Additionally, cadmium sulfide (CdS), derived from established CdTe PV technology, has solely served as the ETL for high-efficiency Sb2S3 solar cells. Nevertheless, cadmium's toxicity raises concerns that hinder the broader acceptance of these solar cells. Additionally, it possesses a low bandgap of 2.4 eV (with its characteristic yellow color), resulting in absorption-related current loss and diminished device transparency. Therefore, in the next section of the thesis (paper III), CdS was substituted with a wide bandgap, nontoxic TiO2 as the ETL. The PCE of the cadmium-free device using TiO2 was 5.1%, which was comparable to that of the CdS-based device (5.2%).
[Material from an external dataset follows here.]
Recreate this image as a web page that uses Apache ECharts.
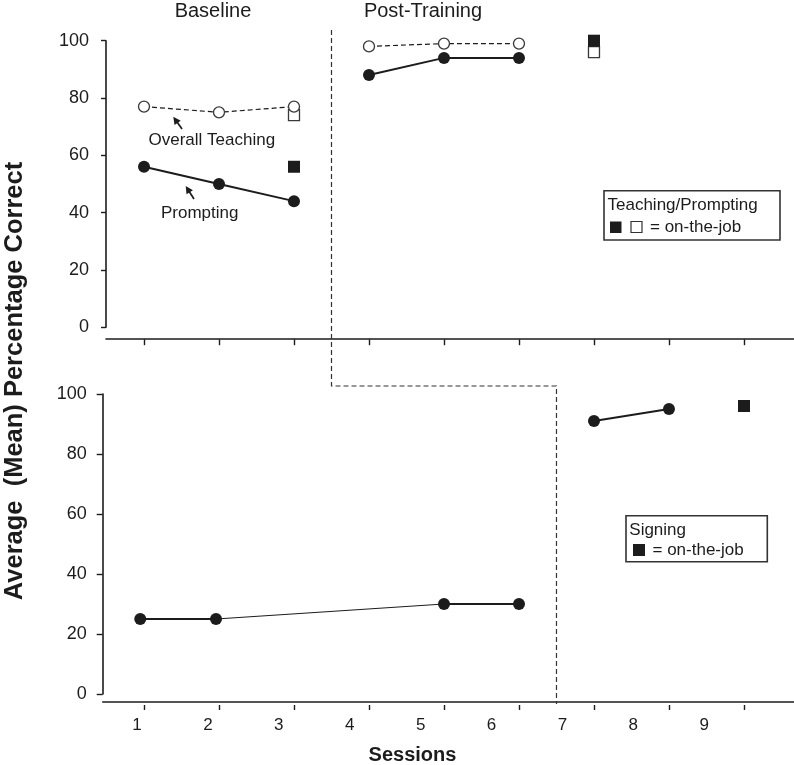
<!DOCTYPE html>
<html>
<head>
<meta charset="utf-8">
<script src="https://cdn.jsdelivr.net/npm/echarts@6/dist/echarts.min.js"></script>
<style>
html,body{margin:0;padding:0;background:#fff;}
#chart{width:794px;height:765px;}
</style>
</head>
<body>
<div id="chart"></div>
<script>
// ---- data ----
const sessionTicks = [1, 2, 3, 4, 5, 6, 7, 8, 9];
const sessionLabels = ['1', '2', '3', '4', '5', '6', '7', '8', '9'];

// Top panel: Teaching / Prompting
const baseSessions = [1, 2, 3];
const postSessions = [4, 5, 6];
const overallBaseline = [77, 75, 77];
const overallPost = [98, 99, 99];
const promptBaseline = [56, 50, 44];
const promptPost = [88, 94, 94];
const jobSessions = [3, 7];
const jobTeaching = [74, 96];
const jobPrompting = [56, 100];

// Bottom panel: Signing
const signBaseSessions = [0.95, 1.96, 5, 6];
const signBaseline = [25, 25, 30, 30];
const signPostSessions = [7, 8];
const signPost = [91, 95];
const signJobSessions = [9];
const signJob = [96];

// phase-change lines (between sessions)
const phaseChanges = [3.5, 6.5];

// ---- helpers ----
const FONT = "'Liberation Sans', Arial, Helvetica, sans-serif";
const INK = '#1c1c1c';
function pairs(xs, ys) { return xs.map((x, i) => [x, ys[i]]); }

const openCircle = { color: '#fff', borderColor: '#3a3a3a', borderWidth: 1.3, opacity: 1 };
const filled = { color: INK, borderColor: INK, borderWidth: 0, opacity: 1 };

const chart = echarts.init(document.getElementById('chart'), null, { renderer: 'canvas' });

function yAxisCfg(grid, tickLen, margin) {
  return {
    gridIndex: grid, type: 'value', min: 0, max: 100, interval: 20, position: 'left',
    axisLine: { show: true, lineStyle: { color: INK, width: 1.6 } },
    axisTick: { show: true, length: tickLen, lineStyle: { color: INK, width: 1.4 } },
    axisLabel: { show: true, margin: margin, fontSize: 18, color: INK, fontFamily: FONT },
    splitLine: { show: false }
  };
}

const signSegThick = [[0, 1], [2, 3]];
const signSegThin = [[1, 2]];

const series = [];
// Overall teaching (open circles, dashed)
[[baseSessions, overallBaseline], [postSessions, overallPost]].forEach(([xs, ys]) => {
  series.push({
    type: 'line', xAxisIndex: 0, yAxisIndex: 0, data: pairs(xs, ys),
    symbol: 'circle', symbolSize: 11, showSymbol: true,
    lineStyle: { color: INK, width: 1.2, type: [5, 3] },
    itemStyle: openCircle, z: 4, animation: false
  });
});
// Prompting (filled circles, solid)
[[baseSessions, promptBaseline], [postSessions, promptPost]].forEach(([xs, ys]) => {
  series.push({
    type: 'line', xAxisIndex: 0, yAxisIndex: 0, data: pairs(xs, ys),
    symbol: 'circle', symbolSize: 12,
    lineStyle: { color: INK, width: 2 },
    itemStyle: filled, z: 4, animation: false
  });
});
// on-the-job squares (top)
series.push({
  type: 'scatter', xAxisIndex: 0, yAxisIndex: 0, data: pairs(jobSessions, jobTeaching),
  symbol: 'rect', symbolSize: 11, itemStyle: { color: '#fff', borderColor: '#3a3a3a', borderWidth: 1.3, opacity: 1 }, z: 3, animation: false
});
series.push({
  type: 'scatter', xAxisIndex: 0, yAxisIndex: 0, data: pairs(jobSessions, jobPrompting),
  symbol: 'rect', symbolSize: 12, itemStyle: filled, z: 3, animation: false
});
// Signing baseline: line segments + points
signSegThick.forEach(([a, b]) => {
  series.push({
    type: 'line', xAxisIndex: 1, yAxisIndex: 1,
    data: pairs([signBaseSessions[a], signBaseSessions[b]], [signBaseline[a], signBaseline[b]]),
    showSymbol: false, symbol: 'none', lineStyle: { color: INK, width: 2 }, animation: false
  });
});
signSegThin.forEach(([a, b]) => {
  series.push({
    type: 'line', xAxisIndex: 1, yAxisIndex: 1,
    data: pairs([signBaseSessions[a], signBaseSessions[b]], [signBaseline[a], signBaseline[b]]),
    showSymbol: false, symbol: 'none', lineStyle: { color: INK, width: 1 }, animation: false
  });
});
series.push({
  type: 'scatter', xAxisIndex: 1, yAxisIndex: 1, data: pairs(signBaseSessions, signBaseline),
  symbol: 'circle', symbolSize: 12, itemStyle: filled, z: 4, animation: false
});
series.push({
  type: 'line', xAxisIndex: 1, yAxisIndex: 1, data: pairs(signPostSessions, signPost),
  symbol: 'circle', symbolSize: 12, lineStyle: { color: INK, width: 2 }, itemStyle: filled, z: 4, animation: false
});
series.push({
  type: 'scatter', xAxisIndex: 1, yAxisIndex: 1, data: pairs(signJobSessions, signJob),
  symbol: 'rect', symbolSize: 12, itemStyle: filled, animation: false
});

const option = {
  animation: false,
  backgroundColor: '#fff',
  textStyle: { fontFamily: FONT },
  grid: [
    { left: 106, top: 40.7, width: 688, height: 286.5, containLabel: false },
    { left: 102.7, top: 394, width: 691.3, height: 300, containLabel: false }
  ],
  xAxis: [
    { // top panel
      gridIndex: 0, type: 'value', position: 'bottom', min: 0.4933, max: 9.667, offset: 12,
      axisLine: { show: true, onZero: false, lineStyle: { color: INK, width: 1.6 } },
      axisTick: { show: true, length: 6, customValues: sessionTicks, lineStyle: { color: INK, width: 1.4 } },
      axisLabel: { show: false }, splitLine: { show: false }
    },
    { // bottom panel ticks
      gridIndex: 1, type: 'value', position: 'bottom', min: 0.4493, max: 9.667, offset: 11,
      axisLine: { show: false, onZero: false },
      axisTick: { show: true, length: 5, customValues: sessionTicks, lineStyle: { color: INK, width: 1.4 } },
      axisLabel: { show: false }, splitLine: { show: false }
    },
    { // bottom panel labels + axis line
      gridIndex: 1, type: 'value', position: 'bottom', min: 0.5162, max: 10.2665, offset: 7.5,
      axisLine: { show: true, onZero: false, lineStyle: { color: INK, width: 1.6 } },
      axisTick: { show: false },
      axisLabel: {
        show: true, customValues: sessionTicks, margin: 15, fontSize: 17, color: INK, fontFamily: FONT,
        formatter: v => sessionLabels[sessionTicks.indexOf(Math.round(v))] || ''
      },
      splitLine: { show: false }
    }
  ],
  yAxis: [yAxisCfg(0, 5, 17), yAxisCfg(1, 6, 16)],
  series: series
};
chart.setOption(option);

// ---- annotations & phase lines ----
function arrow(x1, y1, x2, y2) {
  const dx = x2 - x1, dy = y2 - y1, L = Math.hypot(dx, dy);
  const ux = dx / L, uy = dy / L, nx = -uy, ny = ux;
  const hl = 7.5, hw = 3.8;
  const bx = x2 - ux * hl, by = y2 - uy * hl;
  return [
    { type: 'line', shape: { x1: x1, y1: y1, x2: bx + ux, y2: by + uy }, style: { stroke: INK, lineWidth: 1.7 } },
    { type: 'polygon', shape: { points: [[x2, y2], [bx + nx * hw, by + ny * hw], [bx - nx * hw, by - ny * hw]] }, style: { fill: INK } }
  ];
}
function txt(x, y, s, size, opts) {
  return Object.assign({
    type: 'text', x: x, y: y,
    style: Object.assign({ text: s, font: (opts && opts.weight || 'normal') + ' ' + size + 'px ' + FONT, fill: INK,
      textAlign: 'left', textVerticalAlign: 'middle' }, opts && opts.style || {})
  }, opts && opts.el || {});
}

const xPhase1 = chart.convertToPixel({ xAxisIndex: 0 }, phaseChanges[0]);
const xPhase2 = chart.convertToPixel({ xAxisIndex: 1 }, phaseChanges[1]);
const dashStyle = { stroke: '#333', lineWidth: 1.2, lineDash: [5, 3], fill: null };

const g = [
  { type: 'polyline', shape: { points: [[xPhase1, 30], [xPhase1, 386], [xPhase2, 386], [xPhase2, 704]] }, style: dashStyle, z: 1 },
  txt(213, 11, 'Baseline', 20, { style: { textAlign: 'center' } }),
  txt(423, 11, 'Post-Training', 20, { style: { textAlign: 'center' } }),
  txt(148.5, 140, 'Overall Teaching', 17),
  txt(161, 213, 'Prompting', 17),
  ...arrow(182, 129, 173.3, 116.7),
  ...arrow(194, 199, 185.7, 186),
  // top legend box
  { type: 'rect', shape: { x: 604, y: 190.7, width: 176, height: 49.3 }, style: { fill: '#fff', stroke: '#333', lineWidth: 1.6 }, z: 5 },
  txt(607.5, 205.5, 'Teaching/Prompting', 17, { el: { z: 6 } }),
  { type: 'rect', shape: { x: 610, y: 221.5, width: 11.5, height: 11.5 }, style: { fill: INK }, z: 6 },
  { type: 'rect', shape: { x: 631, y: 221.5, width: 11, height: 11 }, style: { fill: '#fff', stroke: '#333', lineWidth: 1.2 }, z: 6 },
  txt(650, 227.5, '= on-the-job', 17, { el: { z: 6 } }),
  // bottom legend box
  { type: 'rect', shape: { x: 626, y: 515.7, width: 141.3, height: 46 }, style: { fill: '#fff', stroke: '#333', lineWidth: 1.6 }, z: 5 },
  txt(629.3, 530.5, 'Signing', 17, { el: { z: 6 } }),
  { type: 'rect', shape: { x: 633, y: 544, width: 12, height: 12 }, style: { fill: INK }, z: 6 },
  txt(652.5, 550.5, '= on-the-job', 17, { el: { z: 6 } }),
  // axis titles
  txt(412.5, 755, 'Sessions', 20, { weight: 'bold', style: { textAlign: 'center' } }),
  txt(15, 381, 'Average  (Mean) Percentage Correct', 25.5, { weight: 'bold', style: { textAlign: 'center' }, el: { rotation: Math.PI / 2 } })
];
chart.setOption({ graphic: { elements: g } });
</script>
</body>
</html>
However, the hydrothermal deposition of Sb2S3 on TiO2 results in non-uniform, island-like growth, which is unsuitable for semitransparent applications that require pinhole-free thin films of less than 100 nm. This island-like growth, caused by dewetting issues, is mitigated by applying an ultrathin ZnS layer (1–3 nm) on TiO2 using the successive ionic layer adsorption and reaction (SILAR) deposition method. By utilizing the resulting excellent film morphology of Sb2S3 on TiO2-ZnS ETL, semitransparent solar cells were fabricated with an ultrathin Au (<10 nm) electrode, achieving a PCE of 3.3% and an AVT of 11.2%.

In the last part (paper IV), a highly scalable radio frequency (RF) magnetron sputtering deposition was developed to obtain high-quality, uniform, and impurity-free Sb2S3 films directly on TiO2. Unlike the island-type growth of Sb2S3 on TiO2 seen in solution-based depositions, sputtering with the binary target enables the formation of smooth and dense Sb2S3 films, even at thicknesses less than 100 nm. A thorough optimization of the post-deposition annealing parameters yielded a record PCE of 4.6%. Semitransparent solar cells with varying degrees of transparency were developed through precise thickness control via sputter deposition. The semitransparent solar cells utilizing ultrathin Au as the top contact achieved PCEs of 3.2% (AVT: 10%), 2.6% (AVT: 13.5%), and 2.0% (AVT: 16.5%) for Sb2S3 layers with thicknesses of 80 nm, 60 nm, and 40 nm, respectively. Next, ITO is employed instead of ultrathin Au as the top transparent electrode to enhance transparency (AVT: 14.9% for the 60 nm Sb2S3 layer). Finally, the highly transparent CuSCN replaces the low bandgap polymer poly(3-hexylthiophene-2,5-diyl) (P3HT) as the HTL, further increasing the AVT to 20.5% for the same Sb2S3 thickness of 60 nm.

This thesis highlights how the thin-film deposition conditions, the ETL/HTL interfaces, and the device structure significantly influence the AVT and PCE of Sb2S3 semitransparent solar cells. In conclusion, the results of this thesis will greatly contribute to future studies on high-performance semitransparent Sb2S3 solar cells.